Raw data
-*-*-

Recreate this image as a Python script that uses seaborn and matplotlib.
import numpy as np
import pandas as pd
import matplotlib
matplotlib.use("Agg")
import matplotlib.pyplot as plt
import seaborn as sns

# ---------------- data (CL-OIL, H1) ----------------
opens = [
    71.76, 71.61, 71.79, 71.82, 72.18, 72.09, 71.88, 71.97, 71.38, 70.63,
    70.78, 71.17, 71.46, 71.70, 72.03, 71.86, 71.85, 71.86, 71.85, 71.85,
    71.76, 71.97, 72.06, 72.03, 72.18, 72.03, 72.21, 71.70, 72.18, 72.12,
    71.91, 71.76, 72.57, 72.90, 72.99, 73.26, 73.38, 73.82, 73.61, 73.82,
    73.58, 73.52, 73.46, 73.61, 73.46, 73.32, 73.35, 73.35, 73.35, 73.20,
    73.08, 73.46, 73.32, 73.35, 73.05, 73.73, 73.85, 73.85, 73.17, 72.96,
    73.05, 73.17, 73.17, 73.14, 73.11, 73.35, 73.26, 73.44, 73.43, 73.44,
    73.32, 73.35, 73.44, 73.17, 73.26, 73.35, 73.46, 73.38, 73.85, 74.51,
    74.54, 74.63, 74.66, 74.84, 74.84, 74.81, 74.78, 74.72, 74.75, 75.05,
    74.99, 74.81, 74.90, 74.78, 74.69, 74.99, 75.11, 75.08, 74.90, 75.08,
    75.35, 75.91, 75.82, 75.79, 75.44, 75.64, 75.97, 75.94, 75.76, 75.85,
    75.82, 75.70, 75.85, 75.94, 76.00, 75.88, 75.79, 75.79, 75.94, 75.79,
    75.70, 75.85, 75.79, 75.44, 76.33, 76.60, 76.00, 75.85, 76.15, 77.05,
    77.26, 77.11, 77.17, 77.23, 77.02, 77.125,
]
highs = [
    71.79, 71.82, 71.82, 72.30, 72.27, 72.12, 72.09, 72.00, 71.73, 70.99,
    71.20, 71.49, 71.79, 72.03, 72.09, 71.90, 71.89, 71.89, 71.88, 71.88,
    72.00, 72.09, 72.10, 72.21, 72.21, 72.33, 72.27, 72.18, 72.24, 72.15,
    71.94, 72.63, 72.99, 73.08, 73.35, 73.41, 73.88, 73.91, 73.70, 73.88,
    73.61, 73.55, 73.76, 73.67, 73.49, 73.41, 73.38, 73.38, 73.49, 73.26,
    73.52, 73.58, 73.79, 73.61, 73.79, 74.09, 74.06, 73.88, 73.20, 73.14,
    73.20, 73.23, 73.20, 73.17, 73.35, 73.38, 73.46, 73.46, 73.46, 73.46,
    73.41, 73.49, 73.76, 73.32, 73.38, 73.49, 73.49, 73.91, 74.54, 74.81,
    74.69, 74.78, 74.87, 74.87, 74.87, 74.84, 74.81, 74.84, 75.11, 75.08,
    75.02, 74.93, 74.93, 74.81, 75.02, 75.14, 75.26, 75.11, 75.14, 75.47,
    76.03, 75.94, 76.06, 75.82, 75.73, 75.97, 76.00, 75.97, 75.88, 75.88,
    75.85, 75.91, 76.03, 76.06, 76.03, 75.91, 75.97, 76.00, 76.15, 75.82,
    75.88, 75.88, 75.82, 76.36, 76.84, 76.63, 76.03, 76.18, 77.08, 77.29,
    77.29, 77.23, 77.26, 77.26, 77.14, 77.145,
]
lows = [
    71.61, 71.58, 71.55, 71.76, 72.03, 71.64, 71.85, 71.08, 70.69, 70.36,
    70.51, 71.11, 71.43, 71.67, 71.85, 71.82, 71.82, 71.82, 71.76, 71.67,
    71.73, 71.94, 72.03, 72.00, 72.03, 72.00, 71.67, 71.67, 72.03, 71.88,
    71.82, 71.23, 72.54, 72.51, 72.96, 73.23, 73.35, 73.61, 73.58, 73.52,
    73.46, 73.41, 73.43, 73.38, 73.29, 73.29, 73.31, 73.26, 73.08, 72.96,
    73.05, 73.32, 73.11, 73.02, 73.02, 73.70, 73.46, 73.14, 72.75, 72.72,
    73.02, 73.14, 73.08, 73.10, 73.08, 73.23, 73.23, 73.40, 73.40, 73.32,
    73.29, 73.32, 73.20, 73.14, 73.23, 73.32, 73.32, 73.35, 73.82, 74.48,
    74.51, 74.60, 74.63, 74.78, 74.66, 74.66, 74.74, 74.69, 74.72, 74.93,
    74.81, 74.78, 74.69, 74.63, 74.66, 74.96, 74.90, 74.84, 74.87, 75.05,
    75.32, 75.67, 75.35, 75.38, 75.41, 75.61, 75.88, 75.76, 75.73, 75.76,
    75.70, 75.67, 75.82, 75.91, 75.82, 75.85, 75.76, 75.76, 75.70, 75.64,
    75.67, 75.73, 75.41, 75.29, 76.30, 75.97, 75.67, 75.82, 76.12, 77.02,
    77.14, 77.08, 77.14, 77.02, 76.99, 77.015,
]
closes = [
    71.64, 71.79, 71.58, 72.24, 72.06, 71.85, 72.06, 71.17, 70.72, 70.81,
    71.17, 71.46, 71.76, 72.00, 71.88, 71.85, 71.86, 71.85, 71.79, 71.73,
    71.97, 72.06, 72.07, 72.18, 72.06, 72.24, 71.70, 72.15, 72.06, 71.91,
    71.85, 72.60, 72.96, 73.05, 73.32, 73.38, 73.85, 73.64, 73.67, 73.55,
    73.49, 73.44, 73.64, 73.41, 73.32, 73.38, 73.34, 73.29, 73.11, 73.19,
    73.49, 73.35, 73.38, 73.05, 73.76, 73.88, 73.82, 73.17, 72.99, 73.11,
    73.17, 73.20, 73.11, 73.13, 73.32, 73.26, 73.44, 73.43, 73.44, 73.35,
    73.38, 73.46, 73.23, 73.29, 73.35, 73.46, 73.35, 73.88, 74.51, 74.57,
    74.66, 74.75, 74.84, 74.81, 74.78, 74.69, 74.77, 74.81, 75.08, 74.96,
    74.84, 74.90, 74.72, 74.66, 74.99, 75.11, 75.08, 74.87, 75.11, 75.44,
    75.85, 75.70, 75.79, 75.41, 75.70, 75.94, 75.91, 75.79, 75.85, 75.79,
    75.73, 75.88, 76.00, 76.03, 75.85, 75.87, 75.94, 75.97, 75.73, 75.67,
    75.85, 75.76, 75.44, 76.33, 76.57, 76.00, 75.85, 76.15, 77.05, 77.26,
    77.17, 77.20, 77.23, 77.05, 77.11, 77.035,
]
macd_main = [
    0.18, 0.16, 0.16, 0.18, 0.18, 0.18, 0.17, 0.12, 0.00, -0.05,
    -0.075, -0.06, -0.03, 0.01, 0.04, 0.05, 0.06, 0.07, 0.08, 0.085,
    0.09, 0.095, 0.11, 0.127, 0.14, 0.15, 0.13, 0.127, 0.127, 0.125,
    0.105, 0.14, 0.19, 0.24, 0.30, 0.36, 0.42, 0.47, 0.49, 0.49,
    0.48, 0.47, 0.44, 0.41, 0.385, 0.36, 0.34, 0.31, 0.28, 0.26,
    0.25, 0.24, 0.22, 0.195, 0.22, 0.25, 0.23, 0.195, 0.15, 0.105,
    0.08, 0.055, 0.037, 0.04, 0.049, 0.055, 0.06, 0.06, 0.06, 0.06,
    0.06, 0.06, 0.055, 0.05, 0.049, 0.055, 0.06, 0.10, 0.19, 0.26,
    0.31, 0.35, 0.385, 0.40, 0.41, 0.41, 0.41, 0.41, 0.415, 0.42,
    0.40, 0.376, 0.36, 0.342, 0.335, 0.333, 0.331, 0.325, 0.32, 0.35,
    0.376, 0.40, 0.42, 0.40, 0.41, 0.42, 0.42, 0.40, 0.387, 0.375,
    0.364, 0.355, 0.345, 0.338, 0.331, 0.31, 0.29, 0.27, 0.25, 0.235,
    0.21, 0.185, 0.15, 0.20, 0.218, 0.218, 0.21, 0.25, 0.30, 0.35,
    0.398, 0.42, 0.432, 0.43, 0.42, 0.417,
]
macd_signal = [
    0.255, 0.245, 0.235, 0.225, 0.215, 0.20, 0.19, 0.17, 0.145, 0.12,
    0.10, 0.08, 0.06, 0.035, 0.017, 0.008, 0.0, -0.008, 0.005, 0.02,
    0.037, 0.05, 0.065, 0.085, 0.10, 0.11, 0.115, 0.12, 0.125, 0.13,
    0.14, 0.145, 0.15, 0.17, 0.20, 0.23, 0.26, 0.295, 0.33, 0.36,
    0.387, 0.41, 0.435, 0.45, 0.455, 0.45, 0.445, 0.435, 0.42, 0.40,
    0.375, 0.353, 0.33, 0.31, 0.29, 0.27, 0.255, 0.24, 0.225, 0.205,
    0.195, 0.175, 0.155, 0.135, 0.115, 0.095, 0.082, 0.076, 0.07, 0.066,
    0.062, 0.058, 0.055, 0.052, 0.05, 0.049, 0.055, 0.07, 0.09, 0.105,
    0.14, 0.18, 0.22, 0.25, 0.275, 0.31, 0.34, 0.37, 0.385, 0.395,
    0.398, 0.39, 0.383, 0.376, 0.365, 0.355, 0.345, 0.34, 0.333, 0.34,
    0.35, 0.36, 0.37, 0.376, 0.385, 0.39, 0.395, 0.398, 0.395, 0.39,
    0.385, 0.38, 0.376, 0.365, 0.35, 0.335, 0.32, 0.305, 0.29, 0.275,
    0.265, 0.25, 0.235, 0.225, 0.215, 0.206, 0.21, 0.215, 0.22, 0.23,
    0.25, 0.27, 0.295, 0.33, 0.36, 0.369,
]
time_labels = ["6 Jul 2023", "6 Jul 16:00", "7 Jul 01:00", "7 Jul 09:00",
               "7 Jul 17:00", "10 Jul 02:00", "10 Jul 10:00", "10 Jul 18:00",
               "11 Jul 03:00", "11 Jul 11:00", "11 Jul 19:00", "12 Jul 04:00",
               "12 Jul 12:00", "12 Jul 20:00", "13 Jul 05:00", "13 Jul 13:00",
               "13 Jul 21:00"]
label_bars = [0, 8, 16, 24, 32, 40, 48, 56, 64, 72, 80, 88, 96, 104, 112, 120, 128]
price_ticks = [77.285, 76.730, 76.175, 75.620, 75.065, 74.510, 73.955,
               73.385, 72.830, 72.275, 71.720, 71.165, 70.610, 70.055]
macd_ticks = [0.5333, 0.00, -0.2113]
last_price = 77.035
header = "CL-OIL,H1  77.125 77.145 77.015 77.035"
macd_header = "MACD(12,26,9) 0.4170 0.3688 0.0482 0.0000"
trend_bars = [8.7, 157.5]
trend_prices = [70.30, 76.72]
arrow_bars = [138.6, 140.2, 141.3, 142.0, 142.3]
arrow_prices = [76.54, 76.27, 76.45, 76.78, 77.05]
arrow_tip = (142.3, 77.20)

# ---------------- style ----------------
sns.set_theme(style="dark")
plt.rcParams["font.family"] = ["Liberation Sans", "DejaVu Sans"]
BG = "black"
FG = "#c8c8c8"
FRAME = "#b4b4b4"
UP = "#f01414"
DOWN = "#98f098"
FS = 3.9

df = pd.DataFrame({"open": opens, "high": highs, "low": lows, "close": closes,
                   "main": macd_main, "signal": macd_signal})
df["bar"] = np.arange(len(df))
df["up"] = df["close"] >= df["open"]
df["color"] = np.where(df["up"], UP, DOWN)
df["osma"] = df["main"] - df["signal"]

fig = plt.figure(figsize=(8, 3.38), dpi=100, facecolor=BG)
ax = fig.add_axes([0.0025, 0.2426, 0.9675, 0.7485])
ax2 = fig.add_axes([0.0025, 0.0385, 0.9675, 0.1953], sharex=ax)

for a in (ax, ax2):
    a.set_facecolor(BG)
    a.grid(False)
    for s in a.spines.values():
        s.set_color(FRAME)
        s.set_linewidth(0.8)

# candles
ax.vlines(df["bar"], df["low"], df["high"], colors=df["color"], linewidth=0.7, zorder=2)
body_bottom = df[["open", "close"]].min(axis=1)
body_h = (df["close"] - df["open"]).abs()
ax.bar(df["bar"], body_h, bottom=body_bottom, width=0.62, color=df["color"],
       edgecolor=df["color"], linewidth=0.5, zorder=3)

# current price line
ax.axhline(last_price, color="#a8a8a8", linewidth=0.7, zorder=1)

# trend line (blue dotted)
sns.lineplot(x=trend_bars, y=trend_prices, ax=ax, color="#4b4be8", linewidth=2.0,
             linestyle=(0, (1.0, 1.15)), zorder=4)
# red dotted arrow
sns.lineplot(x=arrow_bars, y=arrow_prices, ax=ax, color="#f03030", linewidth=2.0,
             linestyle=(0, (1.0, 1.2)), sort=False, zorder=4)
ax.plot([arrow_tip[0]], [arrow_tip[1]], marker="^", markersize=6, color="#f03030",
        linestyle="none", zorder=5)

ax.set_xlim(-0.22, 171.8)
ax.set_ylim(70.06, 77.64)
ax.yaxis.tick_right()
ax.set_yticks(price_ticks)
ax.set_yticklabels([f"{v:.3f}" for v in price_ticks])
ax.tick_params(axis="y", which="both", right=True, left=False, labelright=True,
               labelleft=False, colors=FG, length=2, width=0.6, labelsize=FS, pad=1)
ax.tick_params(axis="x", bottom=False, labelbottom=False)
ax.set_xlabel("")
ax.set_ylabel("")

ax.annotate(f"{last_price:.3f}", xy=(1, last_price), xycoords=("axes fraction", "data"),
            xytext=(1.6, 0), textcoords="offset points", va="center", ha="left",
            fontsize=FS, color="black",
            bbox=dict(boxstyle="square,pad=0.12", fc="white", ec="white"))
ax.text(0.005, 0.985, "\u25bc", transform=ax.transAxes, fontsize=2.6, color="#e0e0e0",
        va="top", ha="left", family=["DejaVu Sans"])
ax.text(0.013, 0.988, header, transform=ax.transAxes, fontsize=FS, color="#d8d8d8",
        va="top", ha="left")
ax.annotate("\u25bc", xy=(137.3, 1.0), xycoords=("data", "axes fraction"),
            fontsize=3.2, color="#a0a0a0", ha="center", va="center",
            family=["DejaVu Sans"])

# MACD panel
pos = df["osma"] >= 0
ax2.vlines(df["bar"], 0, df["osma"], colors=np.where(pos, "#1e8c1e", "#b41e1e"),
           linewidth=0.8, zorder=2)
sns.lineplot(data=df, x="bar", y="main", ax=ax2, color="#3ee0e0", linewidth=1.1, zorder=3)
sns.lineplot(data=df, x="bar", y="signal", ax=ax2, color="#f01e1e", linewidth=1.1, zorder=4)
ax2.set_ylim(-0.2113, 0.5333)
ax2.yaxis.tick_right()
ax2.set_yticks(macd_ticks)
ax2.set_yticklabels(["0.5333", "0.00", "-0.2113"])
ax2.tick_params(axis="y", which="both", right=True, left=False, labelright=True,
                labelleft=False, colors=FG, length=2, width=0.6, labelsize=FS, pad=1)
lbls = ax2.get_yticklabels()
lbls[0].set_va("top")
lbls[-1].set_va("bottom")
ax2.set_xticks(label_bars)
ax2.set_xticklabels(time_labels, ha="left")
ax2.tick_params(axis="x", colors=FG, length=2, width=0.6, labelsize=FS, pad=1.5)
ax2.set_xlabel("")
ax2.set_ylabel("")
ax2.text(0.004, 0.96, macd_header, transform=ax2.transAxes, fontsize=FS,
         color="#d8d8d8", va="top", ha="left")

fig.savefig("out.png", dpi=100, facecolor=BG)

-*-*-

What to do
Exactly repeat the lines above, from the opening line through the one with "import seaborn as sns", and include nothing else.

Final result
Recreate this image as a Python script that uses seaborn and matplotlib.
import numpy as np
import pandas as pd
import matplotlib
matplotlib.use("Agg")
import matplotlib.pyplot as plt
import seaborn as sns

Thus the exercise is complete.